In between Sapa and Hanoi, Mu Cang Chai is a district much like Sapa in terms of landscapes as being a great place to witness the unique culture of the H’Mong people. The rice fields, mountains, and forests make for an incredible base for trekking and outdoor adventure sports; with activities such as paragliding and bathing in hot springs especially popular. Of course, like in Sapa, my number one recommendation is to stay at a local homestay, which includes trekking between villages with your host. It’s an amazing way to experience the culture and nature of the Mu Cang Chai with the guidance of someone who’s lived there their entire life. The H’Mong guides are incredibly friendly and knowledgeable and trekking with them was one of my personal highlights while in Northern Vietnam.

In Mu Cang Chai you can choose to stay at either a snazzy resort, or in a local homestay, the options are vast and growing by the year.

Cao Bang (and the Ba Be Lakes)

Avatar-esque landscapes

Northern Vietnam is the gift that keeps on giving! North East of Mu Cang Chai, just a stones throw away from the Chinese border, lies a nature enthusiasts paradise, Cao Bang. With views of striking karst cliff faces to rival the Ha Giang Loop itself (which in my humble opinion, is the most beautiful place on earth), never-ending caves, and South East Asia’s largest waterfall; Ban Gioc!

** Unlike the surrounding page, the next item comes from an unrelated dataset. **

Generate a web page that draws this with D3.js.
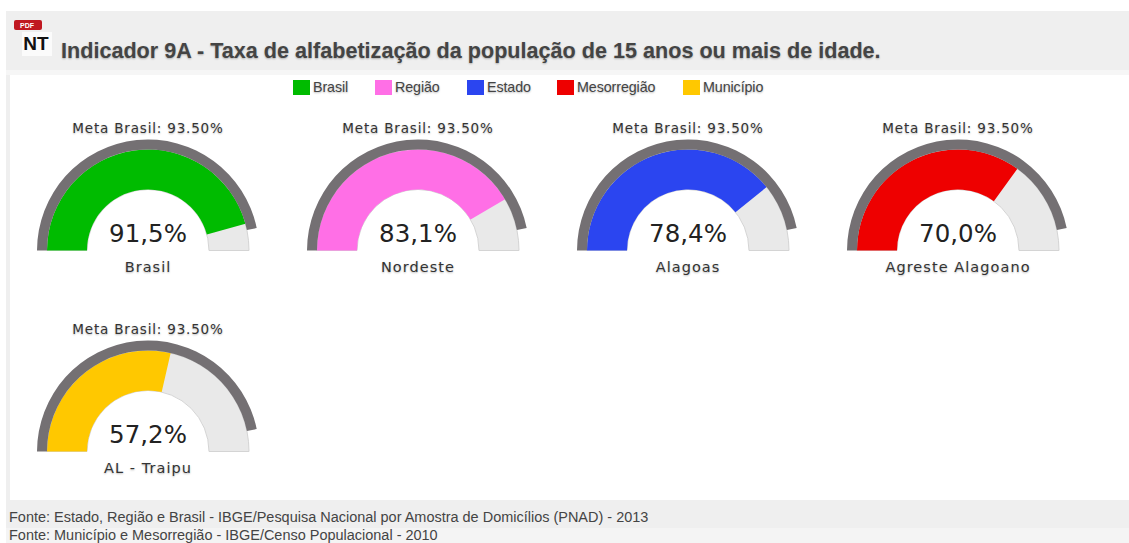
<!DOCTYPE html>
<html><head><meta charset="utf-8">
<script src="https://cdn.jsdelivr.net/npm/d3@7/dist/d3.min.js"></script>
<style>html,body{margin:0;padding:0;background:#fff;overflow:hidden}svg{display:block}</style>
</head><body><svg id="c" width="1129" height="543"></svg>
<script>
const titleText = "Indicador 9A - Taxa de alfabetização da população de 15 anos ou mais de idade.";
const legendNames = ["Brasil","Região","Estado","Mesorregião","Município"];
const legendColors = ["#00bb00","#ff6fe6","#2b45f0","#ee0000","#ffc800"];
const legendX = [293,375,467,557,683];
const gaugeNames = ["Brasil","Nordeste","Alagoas","Agreste Alagoano","AL - Traipu"];
const gaugeValues = [91.5,83.1,78.4,70.0,57.2];
const gaugeLabels = ["91,5%","83,1%","78,4%","70,0%","57,2%"];
const gaugeColors = legendColors;
const gaugeCx = [148,418,688,958,148];
const gaugeBase = [250.5,250.5,250.5,250.5,451.5];
const metaValue = 93.5;
const metaLabel = "Meta Brasil: 93.50%";
const sources = ["Fonte: Estado, Região e Brasil - IBGE/Pesquisa Nacional por Amostra de Domicílios (PNAD) - 2013",
                 "Fonte: Município e Mesorregião - IBGE/Censo Populacional - 2010"];

const svg = d3.select("#c");
const rect=(x,y,w,h,f)=>svg.append("rect").attr("x",x).attr("y",y).attr("width",w).attr("height",h).attr("fill",f);
const sans="'Liberation Sans',Arial,sans-serif", dj="'DejaVu Sans',Verdana,sans-serif";
const shadow="0 1px 2px rgba(0,0,0,.28)";

rect(6,11,1123,532,"#efefef");
rect(6,70,1123,5,"#f6f6f6");
rect(10,75,1119,425,"#ffffff");
rect(6,528,1123,15,"#f4f4f4");

// icon
rect(14,20,28,10,"#c01820").attr("rx",2);
svg.append("text").attr("x",27).attr("y",28).attr("text-anchor","middle").attr("font-family",sans).attr("font-weight","bold").attr("font-size",7).attr("fill","#fff").text("PDF");
rect(22,32,30,24,"#fbfbfb");
svg.append("text").attr("x",36).attr("y",50).attr("text-anchor","middle").attr("font-family",sans).attr("font-weight","bold").attr("font-size",19).attr("fill","#111").text("NT");

svg.append("text").attr("x",61).attr("y",58).attr("font-family",sans).attr("font-weight","bold").attr("font-size",21.6).attr("fill","#444").style("text-shadow",shadow).text(titleText);

const lg=svg.append("g").selectAll("g").data(legendNames).join("g").attr("transform",(d,i)=>`translate(${legendX[i]},80)`);
lg.append("rect").attr("width",17).attr("height",15).attr("fill",(d,i)=>legendColors[i]);
lg.append("text").attr("x",20).attr("y",12).attr("font-family",sans).attr("font-size",14.3).attr("letter-spacing",-0.1).attr("fill","#444").style("text-shadow",shadow).text(d=>d);

const angle=d3.scaleLinear().domain([0,100]).range([-Math.PI/2,Math.PI/2]);
const fillArc=d3.arc().innerRadius(61).outerRadius(101);
const metaArc=d3.arc().innerRadius(101).outerRadius(111);

const g=svg.append("g").selectAll("g").data(gaugeNames).join("g").attr("transform",(d,i)=>`translate(${gaugeCx[i]},${gaugeBase[i]})`);
g.append("path").attr("d",fillArc({startAngle:angle(0),endAngle:angle(100)})).attr("fill","#e9e9e9").attr("stroke","#d4d4d4").attr("stroke-width",1);
g.append("path").attr("d",(d,i)=>fillArc({startAngle:angle(0),endAngle:angle(gaugeValues[i])})).attr("fill",(d,i)=>gaugeColors[i]);
g.append("path").attr("d",metaArc({startAngle:angle(0),endAngle:angle(metaValue)})).attr("fill","#747073");
g.append("text").attr("y",-118).attr("text-anchor","middle").attr("font-family",dj).attr("font-size",13.5).attr("letter-spacing",0.82).attr("fill","#333").style("text-shadow",shadow).text(metaLabel);
g.append("text").attr("y",-9).attr("text-anchor","middle").attr("font-family",dj).attr("font-size",24.5).attr("fill","#222").text((d,i)=>gaugeLabels[i]);
g.append("text").attr("y",21.5).attr("text-anchor","middle").attr("font-family",dj).attr("font-size",14.5).attr("letter-spacing",1.05).attr("fill","#333").style("text-shadow",shadow).text(d=>d);

svg.append("g").selectAll("text").data(sources).join("text").attr("x",9).attr("y",(d,i)=>522+i*18).attr("font-family",sans).attr("font-size",14.47).attr("fill","#444").text(d=>d);
</script></body></html>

The undoubted highlight of the Cao Bang area, Ban Gioc is a gargantuan waterfall series as beautiful as it is immense. Sitting on a bamboo raft, watching the many sheets of frothing white water crash down, set against the majestic forest covered mountains, is a truly breathtaking experience.

Other things to do in Cao Bang include touring the massive Nguom Ngao Cave, exploring the Thang Hen Lake System, and visiting Pac Bo Historical Complex; where Ho Chi Minh began his revolution.

If you have time, spend a couple days on the nearby Ba Be Lakes, Vietnam’s Khao Sok. Stay over the water in a homestay on stilts, take a boat tour around the parks main sites, rent dugout canoes or kayaks to further explore to your own speed, and take on some of the nature trails around the lakes.

You can get to Cao Bang via bus from Hanoi or Cat Ba, or… better yet, you can visit the area on an extended version of the Ha Giang Loop! Many of the Loop organisers, including my absolute favourite “Bong”; lead extended tours which includes a couple days riding around Cao Bang and the Ba Be Lakes. Better yet, rent a bike and ride there yourself! An opportunity and adventure of a lifetime if you ask me!